ATLANTIC CITY — Mayor Bob Levy has knowingly misrepresented his military record to family, friends, reporters and the public for decades.

As an Atlantic City lifeguard and as a candidate for mayor last year, Levy claimed he had served during the Vietnam War with the U.S. Army’s elite Special Forces, more familiarly known as the Green Berets. In campaign literature distributed last year, he claimed he had won medals as a Green Beret.

None of that was true.
Levy — who has an otherwise distinguished military service record — was never a member of the Army’s Green Berets, he told The Press this week.

On Friday, Levy said of former Green Berets who questioned his record, “I salute them. I think they’re the finest soldiers in the world. If I did anything to bring disservice to them, I apologize.”


In September, prompted by the doubts of Egg Harbor Township Vietnam War veteran James H. Simmons, The Press began examining Levy’s Green Beret claims. The National Archives and Records Administration’s National Personnel Records Center reviewed Levy’s file and noted: “There is no information in file which shows any confirmation of the veteran (Levy) being involved with ‘Special Forces.’”

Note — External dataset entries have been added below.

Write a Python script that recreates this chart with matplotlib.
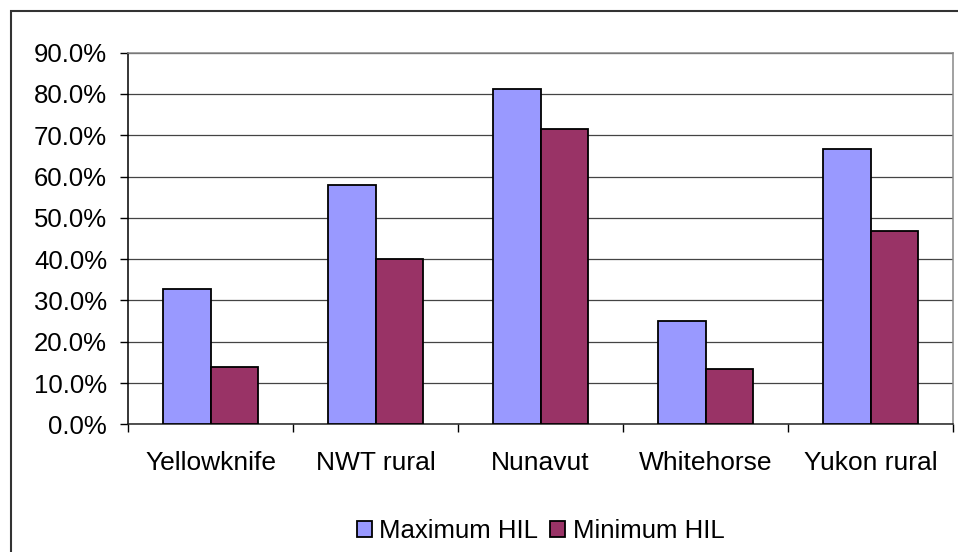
import matplotlib
matplotlib.use('Agg')
import matplotlib.pyplot as plt
import numpy as np
from matplotlib.patches import Rectangle

categories = ['Yellowknife', 'NWT rural', 'Nunavut', 'Whitehorse', 'Yukon rural']
max_hil = [32.8, 57.9, 81.2, 25.0, 66.7]
min_hil = [13.9, 40.0, 71.5, 13.4, 46.9]
yticks = [0, 10, 20, 30, 40, 50, 60, 70, 80, 90]

plt.rcParams['font.family'] = ['Liberation Sans', 'DejaVu Sans']

W, H = 958, 552
fig = plt.figure(figsize=(W / 100, H / 100), dpi=100)
ax = fig.add_axes([128 / W, 1 - 424.3 / H, (953 - 128) / W, (424.3 - 52.7) / H])

x = np.arange(len(categories))
w = 1 / 3.5
ax.bar(x - w / 2, max_hil, w, color='#9999FF', edgecolor='black', linewidth=1.3,
       label='Maximum HIL', zorder=3)
ax.bar(x + w / 2, min_hil, w, color='#993366', edgecolor='black', linewidth=1.3,
       label='Minimum HIL', zorder=3)

ax.set_xlim(-0.5, len(categories) - 0.5)
ax.set_ylim(0, 90)
ax.set_yticks(yticks)
ax.set_yticklabels([f'{v:.1f}%' for v in yticks], fontsize=18.5)
ax.yaxis.grid(True, color='#444444', linewidth=0.9, zorder=0)

ax.set_xticks(x)
ax.set_xticklabels(categories, fontsize=19)
ax.set_xticks(np.arange(-0.5, len(categories)), minor=True)
ax.tick_params(axis='x', which='major', length=0, pad=19)
ax.tick_params(axis='x', which='minor', length=6, width=1, direction='out')
ax.tick_params(axis='y', length=6, width=1, direction='out', pad=9)

ax.spines['left'].set_color('black')
ax.spines['bottom'].set_color('#222222')
ax.spines['top'].set_color('#888888')
ax.spines['right'].set_color('#888888')
for s in ax.spines.values():
    s.set_linewidth(1.1)

fig.legend(loc='center', bbox_to_anchor=(540.5 / W, 1 - 531 / H), ncol=2,
           frameon=False, fontsize=18.5, handlelength=0.58, handleheight=0.58,
           handletextpad=0.3, columnspacing=0.45)

# outer chart frame
fig.patches.append(Rectangle((11 / W, -0.1), 1.2, 1 - 11 / H + 0.1,
                             transform=fig.transFigure, fill=False,
                             edgecolor='#333333', linewidth=1.5))

fig.savefig('out.png', dpi=100)
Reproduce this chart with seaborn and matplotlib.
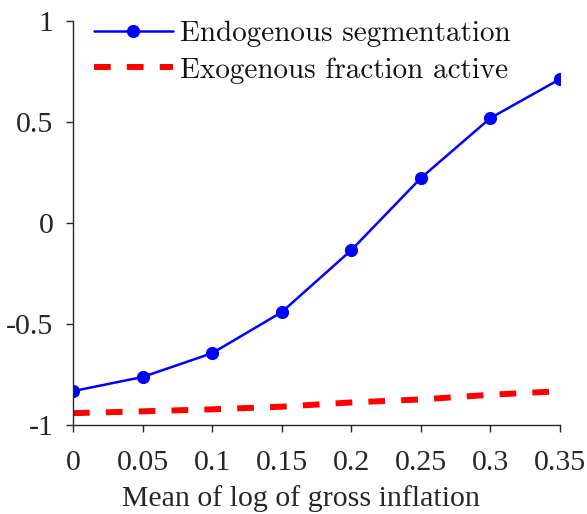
import matplotlib
matplotlib.use("Agg")
import matplotlib.pyplot as plt
import seaborn as sns
import pandas as pd

# Mean of log gross inflation on the horizontal axis
inflation = [0, 0.05, 0.1, 0.15, 0.2, 0.25, 0.3, 0.35]
endogenous = [-0.832, -0.762, -0.644, -0.441, -0.134, 0.223, 0.520, 0.713]
exogenous = [-0.941, -0.932, -0.922, -0.909, -0.888, -0.873, -0.850, -0.832]

xtick_vals = [0, 0.05, 0.1, 0.15, 0.2, 0.25, 0.3, 0.35]
xtick_labels = ["0", "0.05", "0.1", "0.15", "0.2", "0.25", "0.3", "0.35"]
ytick_vals = [-1, -0.5, 0, 0.5, 1]
ytick_labels = ["-1", "-0.5", "0", "0.5", "1"]

sns.set_style("ticks")
plt.rcParams["font.family"] = ["Liberation Serif", "DejaVu Serif"]
plt.rcParams["axes.unicode_minus"] = False

df = pd.DataFrame({"x": inflation, "endo": endogenous, "exo": exogenous})

fig = plt.figure(figsize=(5.87, 5.14), dpi=100)
ax = fig.add_axes([0.1244, 0.173, 0.8296, 0.786])

sns.lineplot(data=df, x="x", y="endo", ax=ax, color="#0000ff", linewidth=1.8,
             marker="o", markersize=9.5, markeredgewidth=0,
             label="Endogenous segmentation")
sns.lineplot(data=df, x="x", y="exo", ax=ax, color="#ff0000", linewidth=4.3,
             label="Exogenous fraction active")
ax.lines[1].set_dashes((2.8, 2.7))

ax.set_xlim(0, 0.35)
ax.set_ylim(-1, 1)
ax.set_xticks(xtick_vals)
ax.set_xticklabels(xtick_labels)
ax.set_yticks(ytick_vals)
ax.set_yticklabels(ytick_labels)
ax.set_xlabel("Mean of log of gross inflation", fontsize=21.5, color="#262626")
ax.xaxis.set_label_coords(0.469, -0.148)
ax.set_ylabel("")

for side in ("top", "right"):
    ax.spines[side].set_visible(False)
for side in ("left", "bottom"):
    ax.spines[side].set_color("#262626")
    ax.spines[side].set_linewidth(1.0)
ax.tick_params(axis="both", direction="out", length=5, width=1.0,
               color="#262626", labelsize=21.5, labelcolor="#262626")
ax.tick_params(axis="x", pad=13)
ax.tick_params(axis="y", pad=9)

leg = ax.legend(loc="upper left", frameon=False,
                prop={"family": "cmr10", "size": 21},
                handlelength=2.7, handletextpad=0.25, labelspacing=0.33,
                borderaxespad=0.0, borderpad=0.0, bbox_to_anchor=(0.043, 1.0))
for t in leg.get_texts():
    t.set_color("#111111")

fig.savefig("out.png", dpi=100)
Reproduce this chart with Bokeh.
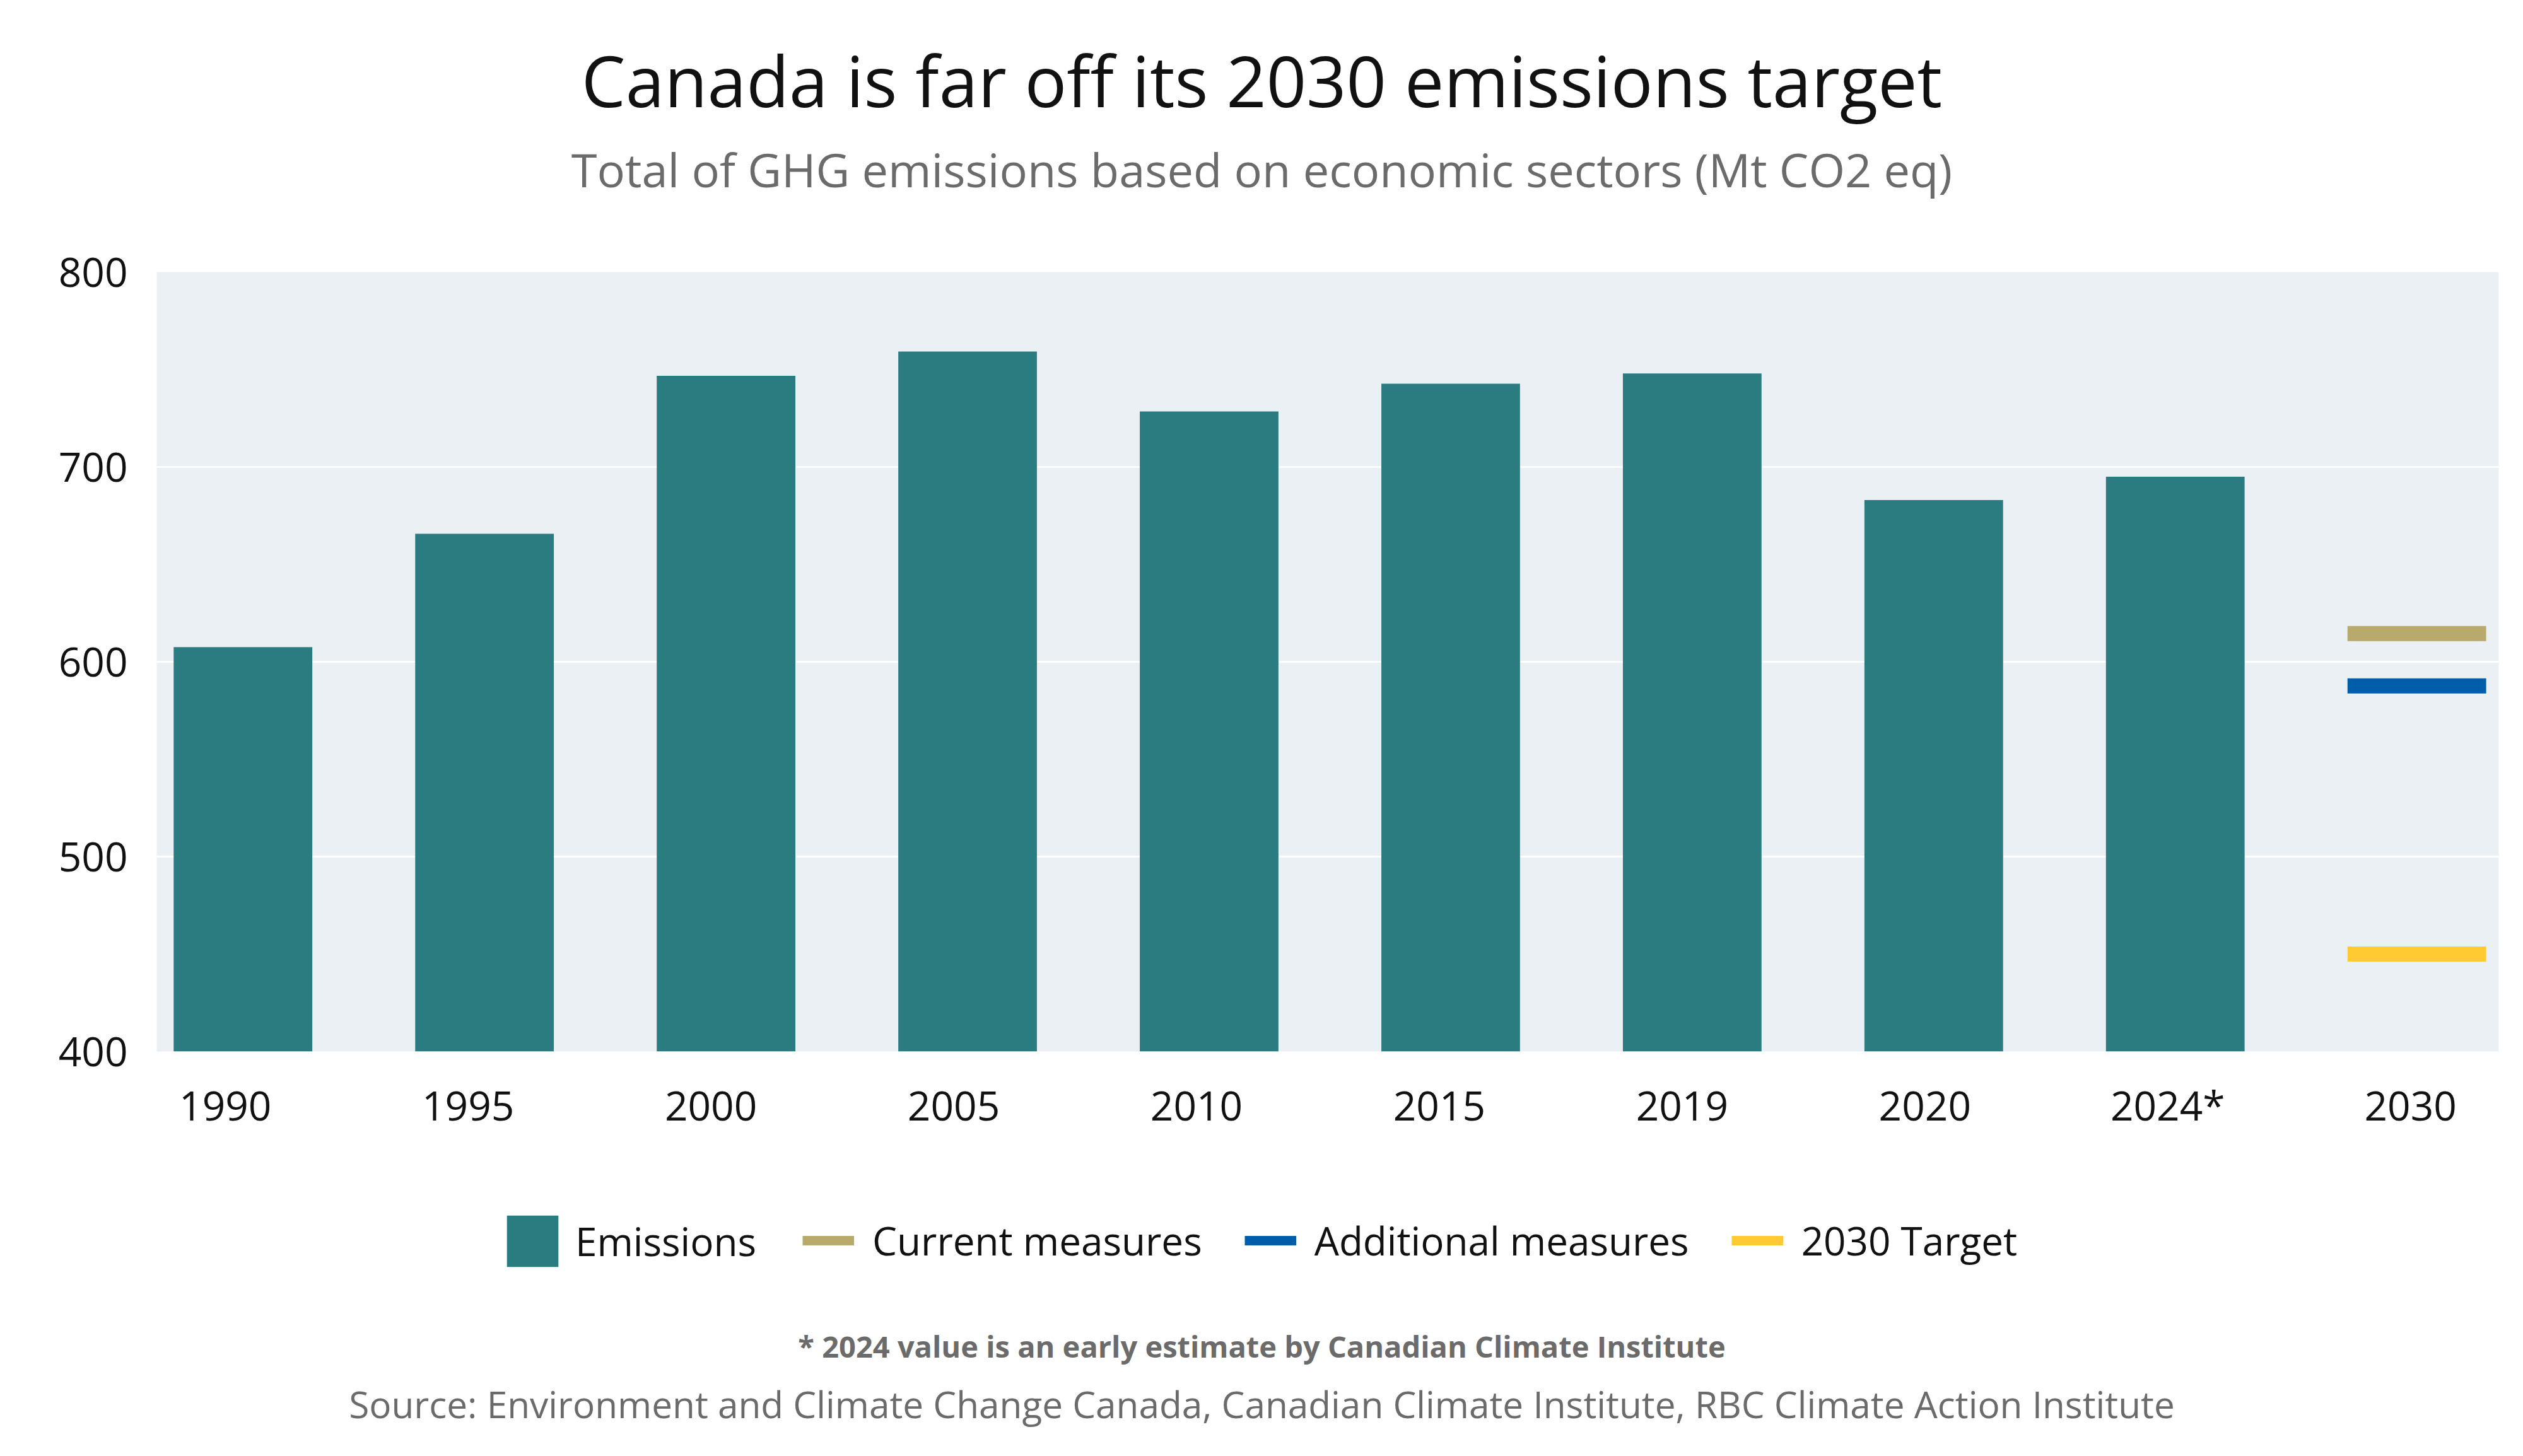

Multiple veterans and veterans groups contacted for this story said that during the Vietnam era, enlisted military personnel who served with Special Forces should have a military occupational specialty code, or MOS, that ends with an “S.”

Levy’s publicly available file shows the final MOS digit is blank for most of his career. An H showed he qualified as an instructor for several years.

Levy said this week and earlier that he lived in Vietnamese villages, learning the language and going on different missions with Special Forces personnel and other who needed Levy’s communications expertise.

Levy told The Press, “I actually wore a green beret, a Vietnamese green beret. I served with one of the Vietnamese provincial reconnaissance units. Yes, it was green, with a parachute badge in front and wings on the side. ... But do I have a S identifier on my MOS? No. That’s not going to be there.”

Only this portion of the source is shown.